What makes it distinctly cinematic is its training on a massive curated dataset of film and broadcast content. Prompt responses show genuine understanding of concepts like tracking shots, rack focus, motivated lighting, and lens breathing, terms that most text-to-video models treat as decorative keywords rather than actual production instructions with physical meaning. The difference in output quality when using cinematographic vocabulary is significant and immediately visible.
Wan 2.6 at a Glance
Wan 2.6 T2V is the latest release from Wan-Video, an evolution of the Wan 2.x series that has consistently produced competitive results for an open-weight model. The 2.6 release brings meaningful upgrades to motion sharpness and consistency across the full video duration, along with a dedicated image-to-video variant, Wan 2.6 I2V, that animates still photographs with impressive physical accuracy and composition preservation.
Wan 2.6's core strength is raw motion physics. The model handles fluid dynamics, cloth simulation, and hair movement in a way that rarely looks mechanical or procedurally generated. It lacks Veo's audio integration entirely, but compensates with flexibility: you can anchor generation to a reference image and receive a coherent cinematic clip built around your exact composition, color palette, and subject framing.
Cinematic Motion Quality Side by Side
This is where the real differences show up. Motion quality in AI video isn't just about smooth frame interpolation, it's about whether the physics feel earned, whether the weight, inertia, and timing of movement match what a viewer's body expects to see.
Subject and Body Motion
Veo 3.1 handles human subjects with notable precision across the full range of motion types. Walking gaits, arm swings, and facial expressions all move with the kind of weight and timing you'd expect from high-budget film footage. Subtle micro-motions appear without being explicitly prompted: the slight bounce of shoulders during walking, the natural sway of a standing figure responding to a prompt that describes stillness, the involuntary blink and breath movement in a close-up portrait scene.
Wan 2.6 is competitive here, particularly for larger and more dramatic movements. Running, jumping, and crowd scenes tend to produce more convincing inter-subject dynamics on Wan 2.6. Where it shows some weakness is in the very subtle register: a character simply standing and breathing, or a face in quiet conversation, can occasionally produce slight geometric drift over a 6-second clip that breaks the illusion of real photography.

Camera Movement and Control
Camera motion is one of Veo 3.1's clearest and most consistent advantages. Prompt phrases like "slow dolly push in", "pan left to reveal the background", or "handheld follow shot at shoulder height" produce motion that directly matches the cinematographic intent. The model understands not just the mechanical direction of camera movement but the feel of different camera rigs and operators. A prompted handheld shot has appropriate micro-shake with the right frequency and amplitude. A crane shot has smooth, weighted deceleration at the end of travel. A zoom has the characteristic breathing distortion of a real lens.

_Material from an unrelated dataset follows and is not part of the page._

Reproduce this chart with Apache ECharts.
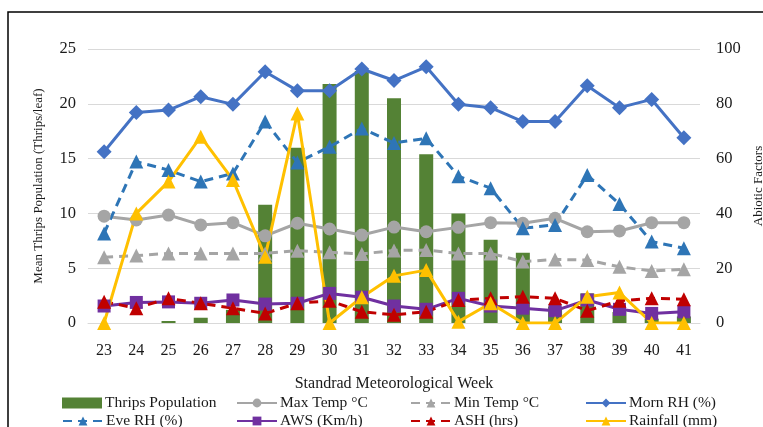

Wan 2.6 can produce camera movement, but the response to complex compound movements is less reliable. Simple lateral pans, push-ins, and pull-outs are consistent. But anything that requires coordinating perspective changes with subject tracking simultaneously, like a simultaneous track-and-zoom, or a follow shot that transitions into a locked-off wide, will be more predictable and accurate on Veo 3.1.
Temporal Consistency Over Duration
Temporal consistency means objects, people, and environments don't change shape, color, or proportion as the video progresses. Both models have improved dramatically in this area over previous versions, but edge cases still appear, especially in clips that approach or exceed 5 seconds in duration.
Veo 3.1 holds subject identity better across longer sequences. A character's clothing texture, face geometry, and environmental context all stay coherent even through camera cuts that the model simulates within a single generation. Background elements like trees, architecture, and crowds maintain their basic shape and position with high reliability.
Wan 2.6 occasionally shows temporal drift in hair, fabric, and background detail elements. In tightly controlled scenes with minimal complexity and a single focused subject, it performs on par with Veo 3.1. In busy multi-element compositions, Veo 3.1 holds the edge in consistency.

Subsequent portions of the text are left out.